— Begin The records —

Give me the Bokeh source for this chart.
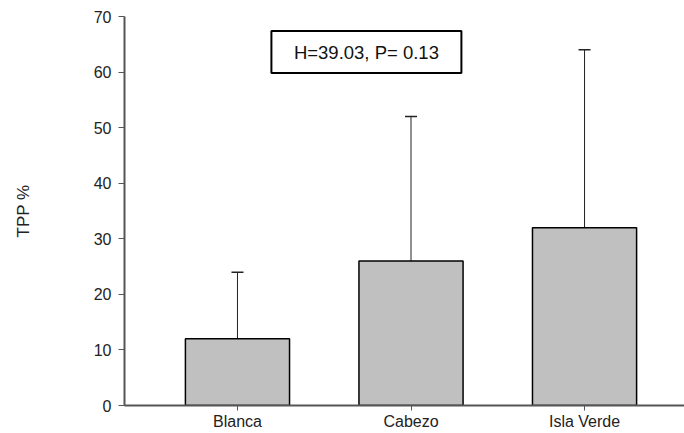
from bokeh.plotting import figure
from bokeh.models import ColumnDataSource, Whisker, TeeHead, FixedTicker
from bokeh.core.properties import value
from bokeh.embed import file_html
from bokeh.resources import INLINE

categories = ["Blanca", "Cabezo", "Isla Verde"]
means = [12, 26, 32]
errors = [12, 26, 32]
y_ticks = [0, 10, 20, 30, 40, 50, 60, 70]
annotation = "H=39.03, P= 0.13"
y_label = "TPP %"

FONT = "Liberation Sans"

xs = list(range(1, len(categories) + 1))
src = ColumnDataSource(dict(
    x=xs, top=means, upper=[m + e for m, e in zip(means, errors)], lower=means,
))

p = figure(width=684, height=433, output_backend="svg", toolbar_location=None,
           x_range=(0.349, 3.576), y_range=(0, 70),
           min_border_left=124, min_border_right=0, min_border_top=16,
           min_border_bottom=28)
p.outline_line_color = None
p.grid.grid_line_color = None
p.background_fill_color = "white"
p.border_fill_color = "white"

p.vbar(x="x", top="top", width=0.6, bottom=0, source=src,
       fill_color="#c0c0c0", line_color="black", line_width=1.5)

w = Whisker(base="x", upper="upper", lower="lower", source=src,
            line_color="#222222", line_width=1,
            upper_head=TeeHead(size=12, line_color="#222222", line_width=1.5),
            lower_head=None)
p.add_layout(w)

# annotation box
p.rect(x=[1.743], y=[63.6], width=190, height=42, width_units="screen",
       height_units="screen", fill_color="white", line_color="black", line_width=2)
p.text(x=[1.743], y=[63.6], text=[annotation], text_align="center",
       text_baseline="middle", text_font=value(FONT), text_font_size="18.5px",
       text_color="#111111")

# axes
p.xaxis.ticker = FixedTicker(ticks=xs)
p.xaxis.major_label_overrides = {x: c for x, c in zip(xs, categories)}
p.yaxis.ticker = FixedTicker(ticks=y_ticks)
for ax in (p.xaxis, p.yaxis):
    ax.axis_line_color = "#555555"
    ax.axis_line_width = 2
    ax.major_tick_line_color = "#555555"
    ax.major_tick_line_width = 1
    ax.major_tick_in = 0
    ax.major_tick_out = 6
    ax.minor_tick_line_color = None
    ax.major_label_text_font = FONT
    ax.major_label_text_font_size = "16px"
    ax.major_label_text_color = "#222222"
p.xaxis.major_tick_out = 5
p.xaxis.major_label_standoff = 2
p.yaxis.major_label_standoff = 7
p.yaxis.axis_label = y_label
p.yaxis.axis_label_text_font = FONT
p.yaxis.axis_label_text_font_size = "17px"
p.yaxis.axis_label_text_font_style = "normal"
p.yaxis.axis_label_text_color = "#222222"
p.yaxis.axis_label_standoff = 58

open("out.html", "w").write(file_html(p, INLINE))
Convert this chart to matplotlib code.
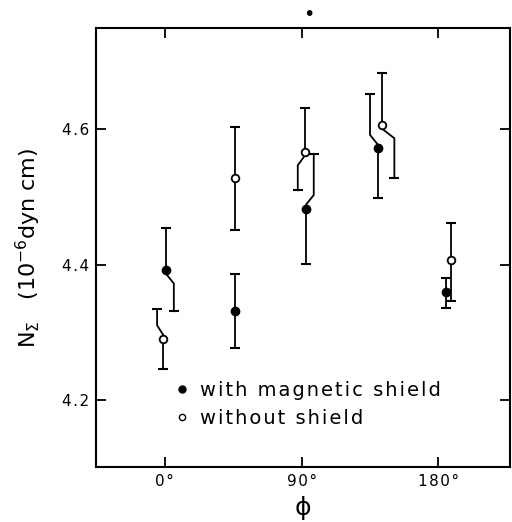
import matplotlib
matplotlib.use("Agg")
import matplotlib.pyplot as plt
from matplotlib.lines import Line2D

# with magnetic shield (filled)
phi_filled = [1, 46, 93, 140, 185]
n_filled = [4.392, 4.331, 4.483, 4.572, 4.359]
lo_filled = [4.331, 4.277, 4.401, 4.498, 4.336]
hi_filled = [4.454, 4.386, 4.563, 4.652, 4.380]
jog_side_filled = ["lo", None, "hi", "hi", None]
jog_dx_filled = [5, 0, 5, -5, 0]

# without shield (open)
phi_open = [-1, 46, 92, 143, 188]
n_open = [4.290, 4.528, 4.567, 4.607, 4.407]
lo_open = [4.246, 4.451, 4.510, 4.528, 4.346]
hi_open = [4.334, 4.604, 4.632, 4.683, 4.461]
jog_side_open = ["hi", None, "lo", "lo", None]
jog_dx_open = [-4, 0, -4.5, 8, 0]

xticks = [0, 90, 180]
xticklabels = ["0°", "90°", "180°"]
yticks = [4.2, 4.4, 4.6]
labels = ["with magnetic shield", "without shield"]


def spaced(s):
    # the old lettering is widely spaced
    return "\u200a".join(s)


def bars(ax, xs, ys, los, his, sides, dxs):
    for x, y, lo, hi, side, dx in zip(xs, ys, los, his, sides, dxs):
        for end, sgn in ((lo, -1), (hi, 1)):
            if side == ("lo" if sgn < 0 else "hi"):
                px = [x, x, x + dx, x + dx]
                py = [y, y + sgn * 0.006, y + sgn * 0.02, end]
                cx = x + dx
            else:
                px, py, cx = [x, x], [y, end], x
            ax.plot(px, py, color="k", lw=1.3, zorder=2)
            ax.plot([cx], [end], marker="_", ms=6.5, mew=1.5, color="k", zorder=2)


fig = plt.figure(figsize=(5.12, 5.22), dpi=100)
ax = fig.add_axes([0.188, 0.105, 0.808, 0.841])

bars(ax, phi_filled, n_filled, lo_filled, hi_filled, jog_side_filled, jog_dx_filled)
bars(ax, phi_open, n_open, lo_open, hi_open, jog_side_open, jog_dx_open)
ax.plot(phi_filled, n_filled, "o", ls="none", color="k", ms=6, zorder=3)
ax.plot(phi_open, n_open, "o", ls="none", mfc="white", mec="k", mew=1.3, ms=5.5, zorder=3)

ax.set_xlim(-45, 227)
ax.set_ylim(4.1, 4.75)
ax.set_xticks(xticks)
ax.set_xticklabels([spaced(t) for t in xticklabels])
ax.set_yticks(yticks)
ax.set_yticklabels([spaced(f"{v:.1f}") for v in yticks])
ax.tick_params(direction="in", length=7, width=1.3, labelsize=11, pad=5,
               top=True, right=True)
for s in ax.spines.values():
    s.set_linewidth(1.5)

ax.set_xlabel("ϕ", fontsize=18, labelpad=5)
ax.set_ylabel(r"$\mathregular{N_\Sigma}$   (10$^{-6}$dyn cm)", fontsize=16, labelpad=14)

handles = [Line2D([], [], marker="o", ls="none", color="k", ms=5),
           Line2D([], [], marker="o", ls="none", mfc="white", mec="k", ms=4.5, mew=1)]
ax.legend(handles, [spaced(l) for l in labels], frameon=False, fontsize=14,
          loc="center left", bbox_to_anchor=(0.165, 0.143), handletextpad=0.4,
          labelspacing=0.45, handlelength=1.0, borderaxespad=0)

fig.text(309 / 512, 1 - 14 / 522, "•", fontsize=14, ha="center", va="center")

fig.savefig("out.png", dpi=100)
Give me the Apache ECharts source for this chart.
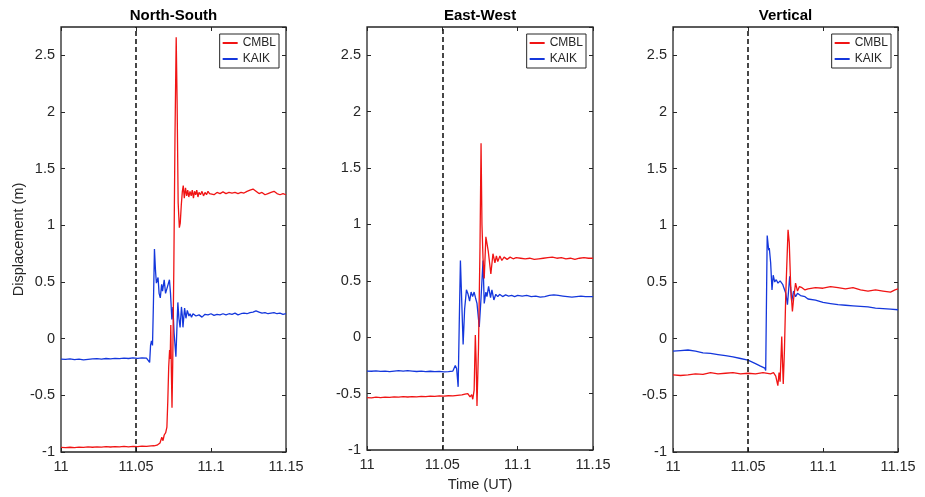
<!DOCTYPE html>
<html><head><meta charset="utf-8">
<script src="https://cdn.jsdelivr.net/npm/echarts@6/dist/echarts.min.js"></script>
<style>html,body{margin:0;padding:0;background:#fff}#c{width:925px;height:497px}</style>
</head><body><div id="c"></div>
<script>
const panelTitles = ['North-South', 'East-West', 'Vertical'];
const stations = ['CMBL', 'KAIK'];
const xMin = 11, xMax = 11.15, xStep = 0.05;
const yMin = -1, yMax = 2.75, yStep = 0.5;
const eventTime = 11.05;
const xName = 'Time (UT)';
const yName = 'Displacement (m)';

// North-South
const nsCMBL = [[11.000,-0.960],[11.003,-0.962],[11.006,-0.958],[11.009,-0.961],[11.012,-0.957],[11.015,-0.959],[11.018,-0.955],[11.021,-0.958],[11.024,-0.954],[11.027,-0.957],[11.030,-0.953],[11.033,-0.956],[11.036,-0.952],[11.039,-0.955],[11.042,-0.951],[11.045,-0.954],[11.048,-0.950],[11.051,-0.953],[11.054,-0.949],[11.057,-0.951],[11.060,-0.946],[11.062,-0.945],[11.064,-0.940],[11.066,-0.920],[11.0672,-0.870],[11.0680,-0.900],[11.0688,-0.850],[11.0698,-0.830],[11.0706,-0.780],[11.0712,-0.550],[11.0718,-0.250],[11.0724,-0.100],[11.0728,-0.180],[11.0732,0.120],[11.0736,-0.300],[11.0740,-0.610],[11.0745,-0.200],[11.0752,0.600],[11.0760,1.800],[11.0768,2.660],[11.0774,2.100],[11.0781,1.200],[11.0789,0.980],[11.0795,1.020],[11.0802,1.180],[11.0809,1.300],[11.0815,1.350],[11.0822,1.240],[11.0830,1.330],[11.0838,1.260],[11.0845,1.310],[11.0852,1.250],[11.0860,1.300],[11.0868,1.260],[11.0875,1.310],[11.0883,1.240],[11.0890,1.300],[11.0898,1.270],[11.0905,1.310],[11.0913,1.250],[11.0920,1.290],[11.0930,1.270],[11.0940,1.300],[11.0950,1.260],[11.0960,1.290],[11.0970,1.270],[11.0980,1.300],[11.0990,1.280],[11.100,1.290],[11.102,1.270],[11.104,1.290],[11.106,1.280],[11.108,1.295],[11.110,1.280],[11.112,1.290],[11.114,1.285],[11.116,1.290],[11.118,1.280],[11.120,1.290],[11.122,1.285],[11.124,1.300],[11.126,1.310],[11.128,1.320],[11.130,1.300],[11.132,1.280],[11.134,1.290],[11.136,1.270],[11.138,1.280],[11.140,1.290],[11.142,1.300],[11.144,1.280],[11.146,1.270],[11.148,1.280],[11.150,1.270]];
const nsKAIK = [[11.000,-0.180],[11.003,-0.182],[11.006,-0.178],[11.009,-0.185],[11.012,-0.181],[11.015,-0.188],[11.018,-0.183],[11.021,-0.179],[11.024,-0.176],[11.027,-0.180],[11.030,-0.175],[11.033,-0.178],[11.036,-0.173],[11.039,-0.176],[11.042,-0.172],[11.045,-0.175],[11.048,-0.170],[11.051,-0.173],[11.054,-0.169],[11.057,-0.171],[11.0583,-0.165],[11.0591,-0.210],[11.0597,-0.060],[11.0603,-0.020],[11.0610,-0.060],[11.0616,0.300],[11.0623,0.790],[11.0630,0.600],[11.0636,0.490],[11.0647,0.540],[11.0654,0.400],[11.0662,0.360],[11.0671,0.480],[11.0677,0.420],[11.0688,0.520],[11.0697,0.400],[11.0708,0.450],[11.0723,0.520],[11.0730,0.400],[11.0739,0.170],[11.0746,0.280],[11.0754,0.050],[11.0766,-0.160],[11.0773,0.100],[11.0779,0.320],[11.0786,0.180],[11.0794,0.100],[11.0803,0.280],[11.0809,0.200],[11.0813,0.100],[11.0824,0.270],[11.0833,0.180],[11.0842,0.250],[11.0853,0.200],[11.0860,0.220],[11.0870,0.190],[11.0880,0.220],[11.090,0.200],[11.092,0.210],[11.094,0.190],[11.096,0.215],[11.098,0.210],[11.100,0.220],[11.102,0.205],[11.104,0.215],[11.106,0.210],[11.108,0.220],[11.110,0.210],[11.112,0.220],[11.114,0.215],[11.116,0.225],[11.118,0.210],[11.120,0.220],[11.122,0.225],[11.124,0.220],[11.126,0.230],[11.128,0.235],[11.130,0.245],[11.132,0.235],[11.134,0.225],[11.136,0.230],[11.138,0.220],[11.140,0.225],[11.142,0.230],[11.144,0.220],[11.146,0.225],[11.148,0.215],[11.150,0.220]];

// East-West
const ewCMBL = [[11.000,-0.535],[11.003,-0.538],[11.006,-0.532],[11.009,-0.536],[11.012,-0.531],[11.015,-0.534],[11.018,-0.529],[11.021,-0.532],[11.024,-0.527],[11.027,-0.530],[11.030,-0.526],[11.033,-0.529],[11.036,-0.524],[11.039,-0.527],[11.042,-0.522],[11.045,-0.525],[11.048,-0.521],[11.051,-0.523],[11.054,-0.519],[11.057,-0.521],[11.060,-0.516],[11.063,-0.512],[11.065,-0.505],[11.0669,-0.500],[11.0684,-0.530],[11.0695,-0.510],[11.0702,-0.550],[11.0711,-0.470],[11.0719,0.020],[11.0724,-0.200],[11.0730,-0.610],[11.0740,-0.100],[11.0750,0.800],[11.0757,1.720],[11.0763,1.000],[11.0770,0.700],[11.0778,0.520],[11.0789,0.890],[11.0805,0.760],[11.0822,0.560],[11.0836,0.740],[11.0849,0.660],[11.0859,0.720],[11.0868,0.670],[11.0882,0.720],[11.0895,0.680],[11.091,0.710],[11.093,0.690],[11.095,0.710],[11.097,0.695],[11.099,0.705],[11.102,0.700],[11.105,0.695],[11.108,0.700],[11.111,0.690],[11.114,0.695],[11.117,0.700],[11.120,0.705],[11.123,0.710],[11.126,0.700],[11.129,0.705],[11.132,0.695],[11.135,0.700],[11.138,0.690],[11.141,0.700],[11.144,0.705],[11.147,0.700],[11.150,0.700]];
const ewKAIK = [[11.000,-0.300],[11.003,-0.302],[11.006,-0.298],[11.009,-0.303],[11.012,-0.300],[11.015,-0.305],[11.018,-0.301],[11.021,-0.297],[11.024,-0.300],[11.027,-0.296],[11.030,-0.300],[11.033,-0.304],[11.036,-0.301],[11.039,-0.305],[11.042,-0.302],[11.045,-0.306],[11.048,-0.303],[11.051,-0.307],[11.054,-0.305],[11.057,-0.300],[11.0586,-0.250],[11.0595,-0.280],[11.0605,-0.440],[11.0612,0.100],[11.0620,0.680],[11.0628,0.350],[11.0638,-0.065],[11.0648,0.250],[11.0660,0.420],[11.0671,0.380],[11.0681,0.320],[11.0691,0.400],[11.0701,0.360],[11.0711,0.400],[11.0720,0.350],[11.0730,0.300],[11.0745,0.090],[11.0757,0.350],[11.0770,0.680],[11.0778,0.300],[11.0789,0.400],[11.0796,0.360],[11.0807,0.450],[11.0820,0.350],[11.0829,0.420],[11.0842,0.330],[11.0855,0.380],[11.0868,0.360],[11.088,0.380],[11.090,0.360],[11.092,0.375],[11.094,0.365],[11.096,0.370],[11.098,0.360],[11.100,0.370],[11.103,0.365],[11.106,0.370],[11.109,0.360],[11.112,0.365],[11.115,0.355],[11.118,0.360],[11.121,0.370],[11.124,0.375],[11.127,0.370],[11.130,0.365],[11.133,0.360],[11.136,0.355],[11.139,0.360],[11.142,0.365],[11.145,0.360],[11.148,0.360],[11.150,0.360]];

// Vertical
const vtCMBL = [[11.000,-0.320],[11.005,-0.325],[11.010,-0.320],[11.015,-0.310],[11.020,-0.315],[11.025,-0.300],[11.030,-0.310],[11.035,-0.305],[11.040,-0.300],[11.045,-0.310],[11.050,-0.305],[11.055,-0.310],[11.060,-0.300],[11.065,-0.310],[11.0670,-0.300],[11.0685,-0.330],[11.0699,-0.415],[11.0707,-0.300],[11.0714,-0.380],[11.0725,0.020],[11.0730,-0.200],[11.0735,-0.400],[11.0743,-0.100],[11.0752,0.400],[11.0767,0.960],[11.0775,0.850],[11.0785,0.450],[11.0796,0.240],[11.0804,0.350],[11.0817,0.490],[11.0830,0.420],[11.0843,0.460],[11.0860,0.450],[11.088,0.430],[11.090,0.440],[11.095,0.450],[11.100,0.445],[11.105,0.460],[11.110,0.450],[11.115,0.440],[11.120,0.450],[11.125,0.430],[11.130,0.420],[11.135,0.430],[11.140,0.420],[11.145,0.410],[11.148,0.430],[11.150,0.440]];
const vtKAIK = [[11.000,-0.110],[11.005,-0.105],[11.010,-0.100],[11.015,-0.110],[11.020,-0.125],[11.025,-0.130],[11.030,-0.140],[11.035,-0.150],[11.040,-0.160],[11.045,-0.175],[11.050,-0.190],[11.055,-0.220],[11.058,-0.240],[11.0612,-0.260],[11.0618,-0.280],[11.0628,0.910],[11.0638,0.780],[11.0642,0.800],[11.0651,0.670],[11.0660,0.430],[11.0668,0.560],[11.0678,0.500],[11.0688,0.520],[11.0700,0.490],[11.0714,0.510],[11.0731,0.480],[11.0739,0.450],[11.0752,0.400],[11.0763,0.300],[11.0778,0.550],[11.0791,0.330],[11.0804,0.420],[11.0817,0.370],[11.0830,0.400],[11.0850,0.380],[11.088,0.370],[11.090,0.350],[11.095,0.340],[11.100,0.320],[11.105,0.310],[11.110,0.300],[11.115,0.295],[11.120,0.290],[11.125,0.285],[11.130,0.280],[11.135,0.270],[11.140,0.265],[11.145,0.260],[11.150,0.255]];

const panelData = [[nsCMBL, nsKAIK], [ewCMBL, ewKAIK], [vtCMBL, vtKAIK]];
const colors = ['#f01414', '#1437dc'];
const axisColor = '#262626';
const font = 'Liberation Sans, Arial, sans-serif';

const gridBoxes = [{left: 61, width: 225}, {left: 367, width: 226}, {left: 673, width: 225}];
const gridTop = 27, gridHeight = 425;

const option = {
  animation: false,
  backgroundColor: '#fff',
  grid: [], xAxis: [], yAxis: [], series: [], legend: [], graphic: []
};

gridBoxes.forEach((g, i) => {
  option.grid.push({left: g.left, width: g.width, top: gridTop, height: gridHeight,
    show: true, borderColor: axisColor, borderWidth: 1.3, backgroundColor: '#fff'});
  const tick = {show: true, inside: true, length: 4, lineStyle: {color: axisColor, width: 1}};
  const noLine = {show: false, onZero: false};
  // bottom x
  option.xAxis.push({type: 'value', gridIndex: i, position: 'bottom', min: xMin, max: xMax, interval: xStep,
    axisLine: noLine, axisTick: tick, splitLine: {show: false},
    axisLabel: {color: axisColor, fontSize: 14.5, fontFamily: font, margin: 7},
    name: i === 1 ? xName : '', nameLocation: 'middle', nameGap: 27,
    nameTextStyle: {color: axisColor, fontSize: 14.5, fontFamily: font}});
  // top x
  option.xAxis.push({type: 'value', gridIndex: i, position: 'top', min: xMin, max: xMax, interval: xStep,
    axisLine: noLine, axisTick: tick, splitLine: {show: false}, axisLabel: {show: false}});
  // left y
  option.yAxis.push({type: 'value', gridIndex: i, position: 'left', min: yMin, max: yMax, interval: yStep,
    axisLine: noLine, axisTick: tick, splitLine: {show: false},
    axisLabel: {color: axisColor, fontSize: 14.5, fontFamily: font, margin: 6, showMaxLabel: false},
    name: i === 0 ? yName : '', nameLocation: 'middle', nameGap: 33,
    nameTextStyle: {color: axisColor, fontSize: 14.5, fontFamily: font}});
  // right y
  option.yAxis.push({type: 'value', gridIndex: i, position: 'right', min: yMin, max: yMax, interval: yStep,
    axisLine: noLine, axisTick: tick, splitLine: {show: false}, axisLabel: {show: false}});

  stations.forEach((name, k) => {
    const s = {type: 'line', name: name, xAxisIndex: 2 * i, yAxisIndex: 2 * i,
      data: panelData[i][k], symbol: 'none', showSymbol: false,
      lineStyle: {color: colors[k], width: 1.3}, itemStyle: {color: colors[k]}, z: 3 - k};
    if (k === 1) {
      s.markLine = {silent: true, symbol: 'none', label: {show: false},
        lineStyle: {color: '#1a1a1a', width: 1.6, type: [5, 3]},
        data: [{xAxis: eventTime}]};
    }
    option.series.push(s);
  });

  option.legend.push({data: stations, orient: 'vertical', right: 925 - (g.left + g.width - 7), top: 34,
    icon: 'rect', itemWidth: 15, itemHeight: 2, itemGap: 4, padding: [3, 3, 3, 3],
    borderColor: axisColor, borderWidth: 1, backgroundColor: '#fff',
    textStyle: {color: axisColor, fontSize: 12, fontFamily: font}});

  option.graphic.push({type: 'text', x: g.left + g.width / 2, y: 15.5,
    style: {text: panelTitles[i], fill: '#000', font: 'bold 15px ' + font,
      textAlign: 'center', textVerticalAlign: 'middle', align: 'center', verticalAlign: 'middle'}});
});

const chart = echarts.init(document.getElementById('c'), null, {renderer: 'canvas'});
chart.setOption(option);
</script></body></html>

— End The records —

**Instructions to follow:**
Exactly reproduce the stretch that starts at the line containing "Convert this chart to matplotlib code." and ends at the line containing "from matplotlib.lines import Line2D", both ends included; leave any pictures out.

**Finished answer:**
Convert this chart to matplotlib code.
import matplotlib
matplotlib.use("Agg")
import matplotlib.pyplot as plt
from matplotlib.lines import Line2D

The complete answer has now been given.